Bob Pearson calls it the human connection. Whether he’s shooting wildlife recovery efforts from the Gulf of Mexico oil spill, space shuttle launches at Cape Canaveral or NBA basketball games in San Antonio, Pearson is always on the lookout for those recognizable moments of humanity that will make his photographs memorable.
“Wherever you are, you’re looking for eye contact, emotion, something people can relate to,” says Pearson, a veteran news and sports photographer whose pictures have been reproduced in newspapers and magazines around the world. “There are always these little moments of real human reaction, and that’s what you strive for in a news photograph, I think.
“You might be photographing a guy standing on a podium, and most of it is staged. But if a reporter asks a question that surprises him or makes him angry, those are the moments when you can see that he’s human.”
These days Pearson works as a freelancer from his Texas home, but for more than 20 years he was a staff photographer for the Agence France-Presse wire service, or AFP. Eventually he became the service’s chief photographer for North and South America and then director of photography for North America.
It might be easier to talk about what Pearson hasn’t covered than what he has. “I covered the presidential elections in Brazil. I’ve gone out with troops in Central America on training practices and covered a lot of their activities. That was fun. You’re seeing new countryside but you’re not in high-risk situations.”
Other assignments were riskier. “I was one of the first photographers in Kuwait City when it was liberated. I spent untold months and weeks in Haiti from 1985 to 1994, covering that story. I was there in 1994 from two days after the end of the World Cup [in the United States] around July 7, until the invasion. I stayed there a long time after the U.S. invaded Haiti.
“But I had a lot of fun covering sports, too, both the Winter and Summer Olympics. I did the World Cup in Mexico in 1986, Italy in 1990 and the U.S. [in 1994]; I met a lot of great people on those trips.”

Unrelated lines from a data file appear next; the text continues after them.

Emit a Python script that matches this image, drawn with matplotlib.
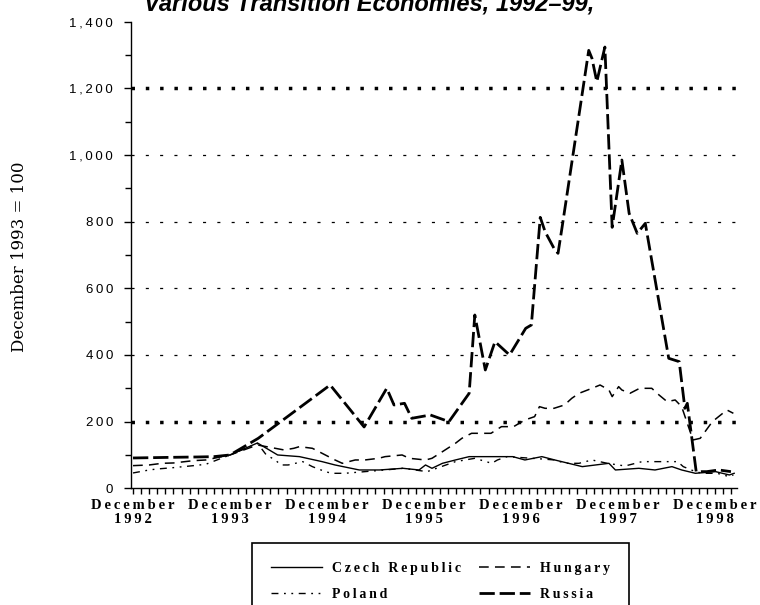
import matplotlib
matplotlib.use("Agg")
import matplotlib.pyplot as plt
from matplotlib.ticker import FixedLocator, MultipleLocator, FuncFormatter

plt.rcParams['lines.scale_dashes'] = False

# months counted from December 1992 (= 0); index, December 1993 = 100
russia_m = [0, 2.5, 5, 8, 10, 12, 15.5, 24.4, 28.6, 31.4, 32.3, 33.6, 34.5, 36.8, 39.1, 41.6,
            42.3, 43.6, 44.8, 46.6, 48.6, 49.3, 50.4, 51.0, 52.1, 52.6, 53.1, 56.4, 56.8, 57.4,
            58.4, 59.3, 60.5, 61.4, 62.4, 63.4, 66.3, 67.6, 68.3, 68.6, 69.7, 71, 72.5, 74]
russia_v = [91, 92, 93, 94, 95, 100, 150, 310, 184, 300, 250, 255, 210, 220, 200, 285,
            520, 355, 440, 400, 480, 490, 813, 770, 720, 705, 783, 1314, 1290, 1220,
            1324, 783, 985, 825, 765, 795, 390, 380, 240, 255, 50, 50, 55, 50]

czech_m = [12, 15.4, 17.9, 20.6, 23.4, 25, 28, 30.5, 33.4, 35.4, 36.2, 37, 38.3, 39.9, 41.6,
           45.8, 47, 48.5, 50.6, 52.2, 55.6, 58.9, 59.7, 62.6, 64.6, 66.7, 67.9, 69.6, 72.1,
           73.8, 74.4]
czech_v = [100, 136, 100, 95, 80, 70, 55, 55, 60, 55, 70, 60, 75, 85, 95,
           95, 95, 85, 95, 85, 65, 75, 55, 60, 55, 65, 55, 45, 50,
           40, 45]

hungary_m = [0, 2, 3.6, 5, 7.5, 9, 12, 15.4, 17.6, 18.7, 19.9, 20.6, 22.2, 23.4, 25, 25.9,
             27.5, 28.7, 30.4, 31.2, 33.3, 34.2, 36.2, 37, 38.3, 39.9, 40.7, 41.9, 44.3, 45.6,
             47.1, 48.5, 49.7, 50.3, 51, 52.1, 53.4, 54.3, 55.2, 56.8, 57.8, 58.9, 59.3, 60.1,
             60.5, 61.5, 62.7, 64.2, 65.1, 66.1, 67.1, 67.9, 69.3, 70.2, 71.7, 73.5, 74.3]
hungary_v = [68, 70, 75, 76, 83, 85, 100, 130, 120, 115, 120, 125, 120, 105, 85, 75,
             85, 85, 90, 95, 100, 90, 85, 90, 110, 135, 150, 165, 165, 185,
             185, 205, 215, 245, 240, 240, 250, 270, 285, 300, 310, 295, 275, 305,
             295, 285, 300, 300, 280, 260, 265, 245, 145, 150, 200, 235, 225]

poland_m = [0, 2, 3, 5, 7.5, 9, 12, 15.4, 16.5, 17.6, 18.3, 19.2, 21, 22.2, 23.8, 24.6, 26.2,
            31.2, 33.4, 36.4, 39.9, 42.3, 44.4, 45.1, 46.3, 50.6, 52.2, 53.5, 55.2, 56.8, 58.7,
            60.9, 63, 64.9, 67.4, 68.1, 69.6, 70.5, 72.3, 73.8, 74.3]
poland_v = [46, 55, 58, 62, 68, 72, 100, 135, 100, 85, 70, 70, 80, 65, 50, 45, 45,
            55, 60, 50, 80, 90, 75, 85, 95, 88, 85, 75, 75, 85, 75,
            67, 80, 80, 80, 65, 50, 45, 45, 35, 40]

years = ['1992', '1993', '1994', '1995', '1996', '1997', '1998']
title = "Various Transition Economies, 1992\u201399,"
ylabel = "December 1993 = 100"


def spaced(s):
    return '\u2009'.join(s)


fig = plt.figure(figsize=(7.6, 6.05), dpi=100)
ax = fig.add_axes([131 / 760, 1 - 488.3 / 605, (737 - 131) / 760, (488.3 - 21.7) / 605])

# dotted reference lines
for lvl in [400, 600, 800, 1000]:
    ax.axhline(lvl, color='black', lw=0.9, dashes=(2.2, 8.1), zorder=1)
for lvl in [200, 1200]:
    ax.axhline(lvl, color='black', lw=2.5, dashes=(2.5, 7.8), zorder=1)

ax.plot(czech_m, czech_v, color='black', lw=1.0, label=spaced('Czech Republic'), zorder=3)
ax.plot(poland_m, poland_v, color='black', lw=1.0, dashes=(5, 4, 1.3, 4, 1.3, 4),
        label=spaced('Poland'), zorder=3)
ax.plot(hungary_m, hungary_v, color='black', lw=1.1, dashes=(7, 4.5),
        label=spaced('Hungary'), zorder=3)
ax.plot(russia_m, russia_v, color='black', lw=2.0, dashes=(11, 3.5),
        label=spaced('Russia'), zorder=3)

ax.set_xlim(-0.25, 74.75)
ax.set_ylim(0, 1400)
for side in ['top', 'right']:
    ax.spines[side].set_visible(False)
ax.spines['left'].set_linewidth(1.0)
ax.spines['bottom'].set_linewidth(1.0)

ax.yaxis.set_major_locator(MultipleLocator(200))
ax.yaxis.set_minor_locator(MultipleLocator(100))
ax.yaxis.set_major_formatter(FuncFormatter(lambda v, p: spaced(f"{int(v):,}")))
ax.tick_params(axis='y', which='major', length=5, width=1, direction='out', pad=8,
               labelsize=9.5)
ax.tick_params(axis='y', which='minor', length=4, width=1, direction='out')
for lab in ax.get_yticklabels():
    lab.set_fontfamily('Liberation Sans')

ax.xaxis.set_major_locator(FixedLocator([12 * i for i in range(len(years))]))
ax.xaxis.set_minor_locator(FixedLocator(list(range(75))))
ax.set_xticklabels([spaced('December') + '\n' + spaced(y) for y in years],
                   fontfamily='Liberation Serif', fontweight='bold', fontsize=10.5,
                   linespacing=1.1)
ax.tick_params(axis='x', which='both', length=4, width=1, direction='out', pad=4)

fig.text(20 / 760, 1 - 256.5 / 605, ylabel, rotation=90, ha='center', va='center',
         fontfamily='DejaVu Serif', fontsize=12)

fig.text(369 / 760, 1 - 11 / 605, title, ha='center', va='baseline',
         fontfamily='Liberation Sans', fontweight='bold', fontstyle='italic', fontsize=17)

handles, labels = ax.get_legend_handles_labels()
leg = fig.legend(handles, labels, loc='upper left', bbox_to_anchor=(252 / 760, 1 - 543 / 605),
                 ncol=2, frameon=True, fancybox=False, framealpha=1, edgecolor='black',
                 handlelength=3.7, handletextpad=0.7, columnspacing=1.3, labelspacing=0.95,
                 borderpad=1.35, borderaxespad=0,
                 prop={'family': 'Liberation Serif', 'weight': 'bold', 'size': 10})
leg.get_frame().set_linewidth(1.2)

fig.savefig('out.png', dpi=100)
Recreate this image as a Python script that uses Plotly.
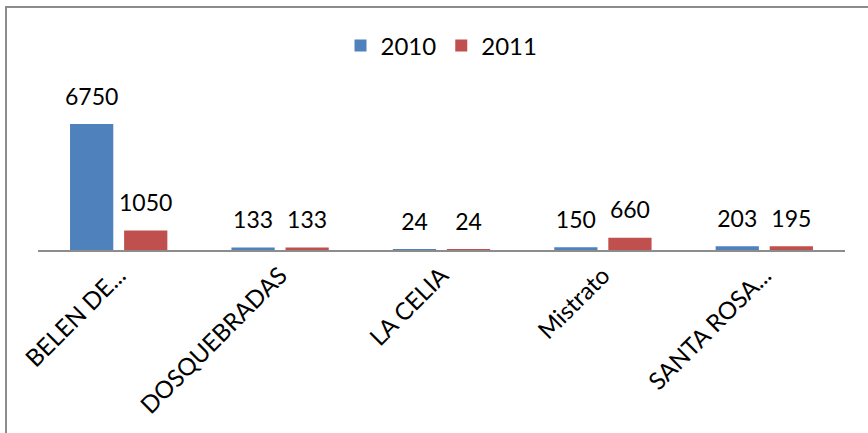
import plotly.graph_objects as go

# Municipios y valores por año
categorias = ["BELEN DE...", "DOSQUEBRADAS", "LA CELIA", "Mistrato", "SANTA ROSA..."]
valores_2010 = [6750, 133, 24, 150, 203]
valores_2011 = [1050, 133, 24, 660, 195]

AZUL = "#4F81BD"
ROJO = "#C0504D"
FUENTE = "Lato"

W, H = 868, 433
PLOT_L, PLOT_R = 38, 845       # left/right edge of the plot area (px)
PLOT_T, PLOT_B = 50, 250       # top/bottom edge of the plot area (px)
Y_MAX = 10714
HUECO = 0.33                   # gap between category groups

fig = go.Figure()

for nombre, valores, color in [("2010", valores_2010, AZUL), ("2011", valores_2011, ROJO)]:
    fig.add_trace(go.Bar(
        name=nombre, x=categorias, y=valores,
        marker=dict(color=color, line=dict(width=0)),
        offsetgroup=nombre, alignmentgroup="g",
        hoverinfo="x+y",
    ))

# Value labels sitting above each bar
for nombre, valores in [("2010", valores_2010), ("2011", valores_2011)]:
    fig.add_trace(go.Scatter(
        x=categorias, y=valores, mode="markers+text",
        text=[str(v) for v in valores], textposition="top center",
        textfont=dict(family=FUENTE, size=23, color="black"),
        marker=dict(size=20, opacity=0),
        orientation="v", offsetgroup=nombre, alignmentgroup="g",
        showlegend=False, hoverinfo="skip", cliponaxis=False,
    ))

def px_x(p):
    return (p - PLOT_L) / (PLOT_R - PLOT_L)

def px_y(p):
    return (PLOT_B - p) / (PLOT_B - PLOT_T)

# Outer chart frame
fig.add_shape(type="rect", xref="paper", yref="paper",
              x0=px_x(6), x1=px_x(880), y0=px_y(445), y1=px_y(7),
              line=dict(color="#8C8C8C", width=2), fillcolor="rgba(0,0,0,0)",
              layer="below")

fig.update_layout(
    width=W, height=H,
    margin=dict(l=PLOT_L, r=W - PLOT_R, t=PLOT_T, b=H - PLOT_B, pad=0),
    paper_bgcolor="white", plot_bgcolor="white",
    barmode="group", bargap=HUECO, bargroupgap=0.2,
    scattermode="group", scattergap=HUECO,
    font=dict(family=FUENTE, color="black"),
    legend=dict(orientation="h", x=0.5, xanchor="center",
                y=px_y(46), yanchor="middle",
                font=dict(family=FUENTE, size=24, color="black"),
                itemwidth=30, traceorder="normal"),
    xaxis=dict(
        tickangle=-45, tickfont=dict(family=FUENTE, size=24, color="black"),
        showline=True, linecolor="#8C8C8C", linewidth=2,
        ticks="", showgrid=False, zeroline=False,
    ),
    yaxis=dict(range=[0, Y_MAX], visible=False, showgrid=False, zeroline=False),
    showlegend=True,
)

fig.write_html("out.html")
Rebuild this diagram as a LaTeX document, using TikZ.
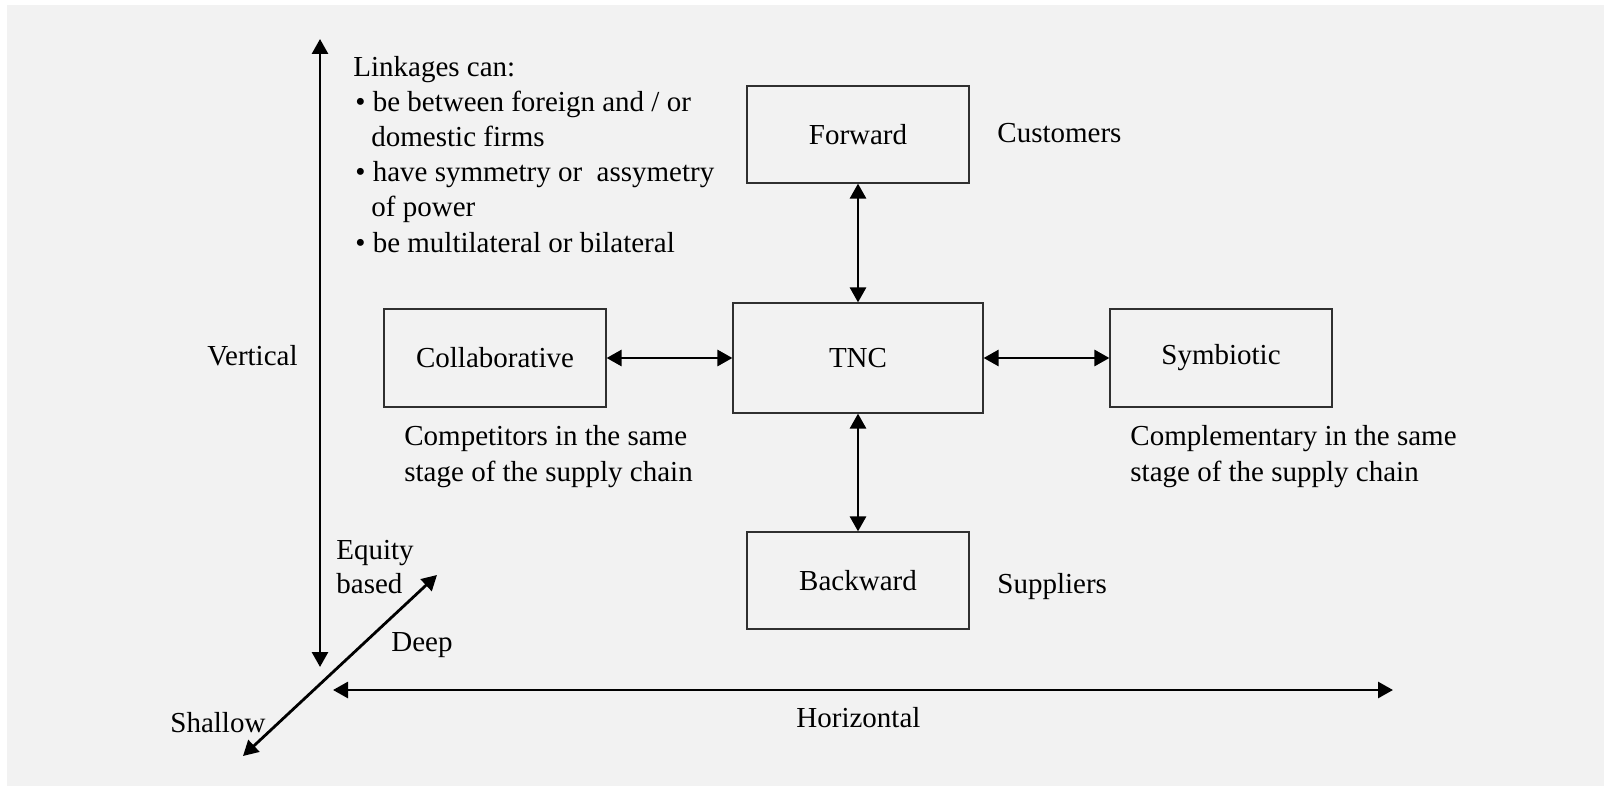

Nowadays Pearson covers news and sports from hurricanes to the San Antonio Spurs. A lot of his work comes from the European Pressphoto Agency, known as EPA.
In June 2010 he spent a week covering the Gulf of Mexico oil spill for EPA. “We covered the human aspect of the story, the effects on the local population. We would do an occasional flyover, update some pictures, keep up with the news as it was happening. The whole idea with the wire service is to cover as many angles as you can.”
News is just one part of Pearson’s career these days, though. He and his wife, also an experienced editorial and commercial photographer, operate a wedding photography business together. Pearson also leads photography workshops, including Nikon School sessions around the country. “It’s very rewarding,” he says. “One of the things I really like is the amount of energy in the room. The people in the audience are truly interested in photography. You have a lot of people who come up and just love to talk about photography. The questions never seem to end.”
Whether he’s shooting in the Gulf of Mexico or in a chapel, Pearson relies on a few pieces of equipment again and again, including a D3S, a D700 and a D300S. His main camera is the D3S. “It’s the camera I’m comfortable having in my hands. I don’t have to think about where the controls are.”
For vacations or personal photos, “the D300S is what I might turn to first because of the crop factor,” he says. “We have turkeys that go through our property. We have a herd of deer that’s sort of a resident herd, and foxes. There’s a lot of nature here.”
He relies on a variety of lenses as well. “I use certain lenses for certain subjects. In sports generally you’re kept back from subjects, particularly in football or soccer, so I might use a 300mm f/2.8, or a 200-400mm zoom."
Good equipment just makes his job easier. “I’m always looking for wonderful lighting and exposure, but the technical stuff should always be there,” he says. “As a news photographer you shouldn’t have to worry about that. You should just be aware of it.”
That way, he can focus on what he really needs to make a great picture. Such as, oh, the human connection.